Imran Khan: Can former cricket star change Pakistan?
- Published
Imran Khan, a former star cricketer, has been elected Pakistani prime minister two decades after he first entered the political arena.
This is the climax of a career that began in the 1970s for a man once widely seen in the West, and particularly in the UK, as an Oxford-educated playboy, as at home in London's nightclubs as he was at the batting crease.
In the West, writes Jonathan Boone, a former Pakistan correspondent for the Guardian, his politics are still "presumed to be as liberal as his private life".
The coming months and years will determine if that's true.
Promise of change
He started his political career in the late 1990s, still basking in the glow of having led Pakistan's cricket team to a World Cup win in 1992. But it took a further two decades for him to become a serious contender for power.
In 2013, his Pakistan Justice Movement (PTI) party emerged from obscurity as the third largest political force, after former Prime Minister Nawaz Sharif's Pakistan Muslim League-Nawaz (PML-N) and former president Asif Zardari's Pakistan People's Party (PPP).
So for Mr Khan, and many of his followers, this is a dream come true.
He brings with him the promise of change; improved education and health facilities, and more jobs for young people - who constitute nearly 64% of the country's population and provide the bulk of Mr Khan's electoral support.
He seems to be comfortably placed to make this happen. With his tally of parliamentary seats, he will be able to muster the required majority by attracting independent candidates instead of having to make uncomfortable alliances with organised parties.
His initial challenge as prime minister will be to gain legitimacy - he is seen by critics and rivals as a proxy of the country's powerful military establishment, which they say manipulated the electoral process to propel him to power.
Mr Khan is also accused of undermining democracy by conducting a vicious five-year-long campaign against Mr Sharif - who was ousted as prime minister by the Supreme Court last year - despite the fact that Mr Sharif's election in 2013 was seen by domestic and international observers as largely free and fair.
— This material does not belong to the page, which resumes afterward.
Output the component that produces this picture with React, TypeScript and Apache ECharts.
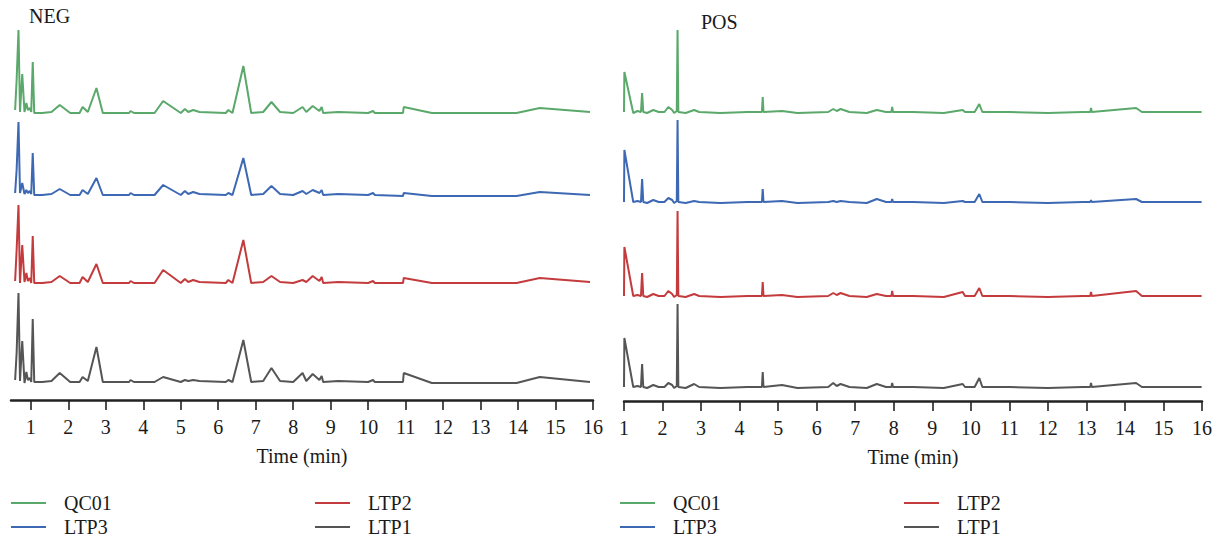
import React, { useEffect, useRef } from "react";
import * as echarts from "echarts";

// ---------------- DATA ----------------
const SAMPLES = ["QC01", "LTP3", "LTP2", "LTP1"];
const X_TICKS = [1, 2, 3, 4, 5, 6, 7, 8, 9, 10, 11, 12, 13, 14, 15, 16];

// NEG mode retention times (min)
const NEG_TIMES = [
  0.58, 0.62, 0.67, 0.71, 0.77, 0.83, 0.88, 0.92, 0.97, 1.01,
  1.05, 1.09, 1.3, 1.55, 1.77, 2.05, 2.3, 2.38, 2.52, 2.75,
  2.92, 3.3, 3.62, 3.66, 3.75, 4.3, 4.53, 5.0, 5.11, 5.2,
  5.33, 5.5, 6.2, 6.27, 6.38, 6.67, 6.88, 7.2, 7.42, 7.65,
  8.0, 8.25, 8.35, 8.52, 8.7, 8.76, 8.8, 9.2, 10.0, 10.13,
  10.18, 10.93, 10.95, 11.7, 12.0, 13.96, 14.58, 15.92,
];
const NEG_QC01 = [
  6, 36, 86, 4, 42, 4, 13, 6, 8, 4,
  54, 3, 3, 4, 11, 3, 3, 9, 4, 28,
  3, 3, 3, 5, 3, 3, 15, 3, 7, 4,
  6, 4, 3, 6, 3, 50, 3, 4, 14, 4,
  3, 9, 4, 10, 5, 9, 3, 4, 3, 5,
  3, 3, 9, 3, 3, 3, 8, 4,
];
const NEG_LTP3 = [
  5, 28, 76, 5, 15, 4, 8, 5, 7, 4,
  45, 3, 3, 4, 9, 3, 3, 8, 4, 20,
  3, 3, 3, 5, 3, 3, 13, 3, 7, 4,
  6, 4, 3, 5, 3, 40, 3, 4, 12, 4,
  3, 7, 4, 8, 5, 8, 3, 4, 3, 5,
  3, 2, 5, 2, 2, 2, 6, 3,
];
const NEG_LTP2 = [
  5, 36, 81, 3, 41, 4, 13, 5, 8, 3,
  50, 3, 3, 4, 10, 3, 3, 9, 4, 22,
  3, 3, 3, 5, 3, 3, 16, 3, 7, 4,
  6, 4, 3, 6, 3, 46, 3, 4, 10, 4,
  3, 6, 4, 10, 5, 9, 3, 4, 3, 5,
  3, 3, 8, 3, 3, 3, 8, 4,
];
const NEG_LTP1 = [
  5, 32, 92, 4, 44, 2, 13, 5, 7, 3,
  66, 3, 3, 4, 12, 3, 3, 8, 4, 38,
  3, 3, 3, 5, 3, 3, 8, 3, 5, 4,
  5, 4, 3, 5, 3, 45, 3, 4, 17, 4,
  3, 12, 4, 11, 5, 9, 3, 4, 3, 5,
  3, 3, 12, 2, 2, 2, 8, 3,
];

// POS mode retention times (min)
const POS_TIMES = [
  1.0, 1.01, 1.24, 1.35, 1.44, 1.47, 1.5, 1.6, 1.76, 1.9,
  2.05, 2.15, 2.25, 2.3, 2.37, 2.39, 2.41, 2.6, 2.82, 2.95,
  3.5, 4.2, 4.58, 4.6, 4.62, 5.1, 5.5, 6.3, 6.43, 6.52,
  6.62, 6.85, 7.3, 7.56, 7.8, 7.94, 7.96, 7.98, 8.5, 9.3,
  9.79, 9.85, 10.1, 10.22, 10.3, 11.0, 12.0, 12.9, 13.1, 13.12,
  13.14, 14.29, 14.44, 15.99,
];
const POS_QC01 = [
  3, 43, 2, 4, 3, 22, 3, 2, 5, 3,
  3, 8, 5, 2, 4, 85, 3, 2, 5, 3,
  2, 3, 3, 18, 3, 4, 2, 3, 6, 4,
  6, 3, 2, 5, 3, 3, 8, 3, 3, 2,
  5, 3, 3, 11, 3, 3, 2, 3, 3, 7,
  3, 7, 3, 3,
];
const POS_LTP3 = [
  3, 55, 3, 4, 3, 26, 3, 2, 5, 3,
  3, 7, 5, 2, 4, 85, 3, 2, 4, 3,
  2, 3, 3, 16, 3, 4, 2, 3, 4, 3,
  4, 3, 2, 6, 3, 3, 6, 3, 3, 2,
  4, 3, 3, 11, 3, 3, 2, 3, 3, 5,
  3, 6, 3, 3,
];
const POS_LTP2 = [
  3, 52, 3, 4, 3, 26, 3, 2, 5, 3,
  3, 8, 5, 2, 4, 88, 3, 2, 5, 3,
  2, 3, 3, 17, 3, 4, 2, 3, 6, 4,
  6, 3, 2, 5, 3, 3, 8, 3, 3, 2,
  7, 3, 3, 11, 3, 3, 2, 3, 3, 7,
  3, 8, 3, 3,
];
const POS_LTP1 = [
  3, 52, 3, 4, 3, 26, 3, 2, 5, 3,
  3, 7, 5, 2, 4, 86, 3, 2, 6, 3,
  2, 3, 3, 18, 3, 5, 2, 3, 7, 4,
  6, 3, 2, 6, 3, 3, 7, 3, 3, 2,
  6, 3, 3, 12, 3, 3, 2, 3, 3, 7,
  3, 7, 3, 3,
];

// ---------------- LAYOUT / STYLE ----------------
const COLORS = ["#5aa86a", "#3d68b3", "#c43b3d", "#555555"];
const FONT = "'Liberation Serif', 'Times New Roman', serif";
const TEXT = "#1a1a1a";

const PANELS = [
  {
    title: "NEG", titleLeft: 29, titleTop: 6,
    left: 11, width: 582, min: 0.47, max: 16,
    bottoms: [116, 198, 286, 385], axisY: 400,
    times: NEG_TIMES, values: [NEG_QC01, NEG_LTP3, NEG_LTP2, NEG_LTP1],
    legendA: 11, legendB: 315,
  },
  {
    title: "POS", titleLeft: 701, titleTop: 12,
    left: 624, width: 578, min: 1, max: 16,
    bottoms: [115, 205, 299, 390], axisY: 401,
    times: POS_TIMES, values: [POS_QC01, POS_LTP3, POS_LTP2, POS_LTP1],
    legendA: 620, legendB: 904,
  },
];

const BAND = 100;

function buildOption() {
  const grid: any[] = [];
  const xAxis: any[] = [];
  const yAxis: any[] = [];
  const series: any[] = [];
  const title: any[] = [];
  const legend: any[] = [];

  PANELS.forEach((p) => {
    title.push({
      text: p.title, left: p.titleLeft, top: p.titleTop, padding: 0,
      textStyle: { fontFamily: FONT, fontSize: 20, fontWeight: "normal", color: TEXT },
    });
    p.bottoms.forEach((b, k) => {
      const idx = grid.length;
      const isBottom = k === p.bottoms.length - 1;
      grid.push({ left: p.left, width: p.width, top: b - BAND, height: BAND, containLabel: false, outerBoundsMode: "none" });
      xAxis.push({
        type: "value", gridIndex: idx, min: p.min, max: p.max,
        show: isBottom, position: "bottom",
        offset: isBottom ? p.axisY - b : 0,
        splitLine: { show: false },
        axisLine: { show: true, onZero: false, lineStyle: { color: "#222", width: 2.5 } },
        axisTick: { show: true, inside: false, length: 10, customValues: X_TICKS, lineStyle: { color: "#222", width: 1.6 } },
        axisLabel: { show: true, customValues: X_TICKS, margin: 17, fontFamily: FONT, fontSize: 20, color: TEXT },
        name: "Time (min)", nameLocation: "middle", nameGap: 46,
        nameTextStyle: { fontFamily: FONT, fontSize: 20, color: TEXT },
      });
      yAxis.push({ type: "value", gridIndex: idx, min: 0, max: BAND, show: false, splitLine: { show: false } });
      series.push({
        type: "line", name: SAMPLES[k], xAxisIndex: idx, yAxisIndex: idx,
        showSymbol: false, symbol: "none", silent: true,
        lineStyle: { color: COLORS[k], width: 2 },
        itemStyle: { color: COLORS[k] },
        data: p.times.map((t, i) => [t, p.values[k][i]]),
      });
    });
    const legendBase = {
      orient: "vertical", top: 493, padding: 0, icon: "rect",
      itemWidth: 35, itemHeight: 2, itemGap: 4,
      textStyle: { fontFamily: FONT, fontSize: 20, color: TEXT, padding: [0, 0, 0, 13] },
      selectedMode: false,
    };
    legend.push({ ...legendBase, left: p.legendA, data: [SAMPLES[0], SAMPLES[1]] });
    legend.push({ ...legendBase, left: p.legendB, data: [SAMPLES[2], SAMPLES[3]] });
  });

  return { animation: false, backgroundColor: "#ffffff", title, legend, grid, xAxis, yAxis, series };
}

export default function App() {
  const ref = useRef<HTMLDivElement>(null);
  useEffect(() => {
    document.body.style.margin = "0";
    if (!ref.current) return;
    const chart = echarts.init(ref.current, undefined, { renderer: "svg" });
    chart.setOption(buildOption());
    return () => chart.dispose();
  }, []);
  return <div ref={ref} style={{ position: "fixed", left: 0, top: 0, width: 1222, height: 541 }} />;
}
But this is only half of the problem.
Blow to dynastic politics
Observers say Mr Khan's most significant challenges are likely to flow from his rather simplistic notion of what actually ails Pakistan. This is apparent from what he has been telling his followers in recent years.
Mr Khan says the only way he can fulfil his promise of job creation and improved services is by dealing a death blow to dynastic politics - his two chief rivals, the PML-N and PPP parties, have alternatively held power during democratic interregnums since 1988 - and by catching corrupt leaders and making them cough up stolen wealth.
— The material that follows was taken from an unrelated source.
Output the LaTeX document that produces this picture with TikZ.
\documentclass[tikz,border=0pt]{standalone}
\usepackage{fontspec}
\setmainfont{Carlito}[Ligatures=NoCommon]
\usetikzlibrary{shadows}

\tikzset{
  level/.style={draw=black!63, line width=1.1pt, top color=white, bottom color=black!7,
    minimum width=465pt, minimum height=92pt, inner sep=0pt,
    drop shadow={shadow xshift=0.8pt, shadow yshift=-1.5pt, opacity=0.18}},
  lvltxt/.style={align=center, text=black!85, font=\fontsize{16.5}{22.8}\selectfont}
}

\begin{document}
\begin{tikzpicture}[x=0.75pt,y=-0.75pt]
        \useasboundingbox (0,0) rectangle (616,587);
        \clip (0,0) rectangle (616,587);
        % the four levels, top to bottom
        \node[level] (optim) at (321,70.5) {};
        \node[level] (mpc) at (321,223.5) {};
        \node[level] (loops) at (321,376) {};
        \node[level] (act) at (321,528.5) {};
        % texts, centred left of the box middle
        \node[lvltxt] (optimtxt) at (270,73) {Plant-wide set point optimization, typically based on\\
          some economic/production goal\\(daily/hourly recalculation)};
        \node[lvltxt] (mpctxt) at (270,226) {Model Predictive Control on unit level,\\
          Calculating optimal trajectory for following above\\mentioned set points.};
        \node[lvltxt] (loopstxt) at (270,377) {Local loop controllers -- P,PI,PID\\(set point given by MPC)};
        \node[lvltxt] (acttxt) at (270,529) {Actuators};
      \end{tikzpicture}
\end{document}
He has shown no inclination to distinguish between undiluted democracy and a democratic facade dominated by a military that seeks to control the country's security and foreign policies, and that runs a huge business empire of its own.
He has also not indicated that he sees religious militancy as a problem.
Military strength
Many believe that in the medium term he may find himself on a collision course with the military establishment, as has been the experience of his two predecessors.
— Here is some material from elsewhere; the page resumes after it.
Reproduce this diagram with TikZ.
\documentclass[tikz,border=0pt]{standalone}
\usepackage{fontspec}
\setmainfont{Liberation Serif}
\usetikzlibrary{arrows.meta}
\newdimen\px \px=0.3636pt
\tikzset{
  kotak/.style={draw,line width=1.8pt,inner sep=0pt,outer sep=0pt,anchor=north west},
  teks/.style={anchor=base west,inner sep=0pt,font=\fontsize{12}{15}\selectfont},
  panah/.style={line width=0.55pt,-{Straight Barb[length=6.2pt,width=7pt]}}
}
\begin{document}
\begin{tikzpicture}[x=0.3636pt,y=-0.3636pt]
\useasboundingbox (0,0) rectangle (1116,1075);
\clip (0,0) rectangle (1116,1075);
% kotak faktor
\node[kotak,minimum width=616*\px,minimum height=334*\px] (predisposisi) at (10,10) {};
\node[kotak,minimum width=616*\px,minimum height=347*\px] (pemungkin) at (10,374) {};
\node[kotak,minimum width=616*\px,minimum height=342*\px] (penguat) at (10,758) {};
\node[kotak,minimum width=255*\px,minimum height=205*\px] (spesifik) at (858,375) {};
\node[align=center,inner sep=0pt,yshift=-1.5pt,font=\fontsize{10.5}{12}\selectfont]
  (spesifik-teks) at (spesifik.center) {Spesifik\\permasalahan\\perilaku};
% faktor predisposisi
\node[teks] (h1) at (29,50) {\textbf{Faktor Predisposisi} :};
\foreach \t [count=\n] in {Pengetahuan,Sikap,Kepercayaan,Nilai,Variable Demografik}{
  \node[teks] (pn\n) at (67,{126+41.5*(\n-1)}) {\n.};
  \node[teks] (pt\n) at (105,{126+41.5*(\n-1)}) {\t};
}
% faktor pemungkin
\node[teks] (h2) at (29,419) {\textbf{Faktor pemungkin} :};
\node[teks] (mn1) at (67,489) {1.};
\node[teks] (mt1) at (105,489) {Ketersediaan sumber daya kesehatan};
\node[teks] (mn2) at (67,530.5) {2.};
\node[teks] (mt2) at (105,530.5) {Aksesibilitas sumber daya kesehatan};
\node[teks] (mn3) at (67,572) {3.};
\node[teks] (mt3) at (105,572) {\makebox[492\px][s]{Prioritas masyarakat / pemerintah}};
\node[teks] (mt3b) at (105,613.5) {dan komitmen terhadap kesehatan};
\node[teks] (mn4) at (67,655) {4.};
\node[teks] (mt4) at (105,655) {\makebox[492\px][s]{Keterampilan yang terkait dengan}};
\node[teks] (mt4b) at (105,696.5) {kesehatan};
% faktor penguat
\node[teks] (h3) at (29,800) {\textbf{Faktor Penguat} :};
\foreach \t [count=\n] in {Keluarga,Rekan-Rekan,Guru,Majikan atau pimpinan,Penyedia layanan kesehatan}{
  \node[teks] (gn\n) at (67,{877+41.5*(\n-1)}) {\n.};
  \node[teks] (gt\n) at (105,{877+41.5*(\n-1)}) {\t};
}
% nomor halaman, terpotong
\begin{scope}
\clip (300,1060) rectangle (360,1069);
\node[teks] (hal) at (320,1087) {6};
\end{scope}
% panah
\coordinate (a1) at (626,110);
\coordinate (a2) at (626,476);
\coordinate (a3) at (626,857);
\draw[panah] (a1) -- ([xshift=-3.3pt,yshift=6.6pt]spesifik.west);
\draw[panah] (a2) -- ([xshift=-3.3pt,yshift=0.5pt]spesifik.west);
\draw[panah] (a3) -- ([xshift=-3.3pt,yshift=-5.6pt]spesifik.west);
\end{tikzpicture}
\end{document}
This is because once he assumes power and takes sight of the bigger picture, veteran political observers say, he will find that the route to improving health and education, and to creating jobs and triggering the economic growth that Pakistan needs, passes through territory appropriated by the military.
Like his predecessors he will realise, they say, that he must first reduce conflict and tension in the region, especially with India, where such issues are widely blamed on Pakistan's security establishment.
He will also have to reform the country's bureaucracy and judiciary, and ensure and reinforce the writ of the government in areas ceded to rent-seeking business interests often allied with the military.
But having drawn many of those rentier-capitalists to his party's fold in the run up to elections, he may not find it an easy target to achieve.
A failure to rein in the army would also hurt the country's international standing.
It already faces aid restrictions from Washington, hitherto the country's main source of security and development funding.
And it has been included on the watchlist of an international terror-financing watchdog, the Paris-based Financial Action Task Force (FATF), which carries further implications for its international funding.
The country is already in a financial crisis - its foreign debt has ballooned and its currency is in freefall.
Interestingly, just as it was being greylisted by FATF in late June, the country lifted restrictions on a host of internationally wanted militant leaders to contest the election, reportedly under a military-sponsored policy of the "mainstreaming" of militants.
This has not gone down well with either Delhi or Washington, but unlike his top political rivals, Mr Khan avoided raising this issue during his election campaign.
Khan's options in power
Analysts say he is likely to end up walking one of two possible routes.
He may find a way to work with rival parties like the PML-N and PPP - the ones who have the distinction of having seen the reality of Pakistan from the high seat of power and who are now poised to raise a formidable opposition front, given their combined parliamentary strength, which is not much less than that of Mr Khan and his PTI.
Since his decade of political campaigning has focused on casting these two parties as the chief enemies, however, this may take some nerve.
The other option is to govern with his youthful followers under the country's continuing system of controlled democracy. In that case, he may sit back and enjoy the position while the going is good.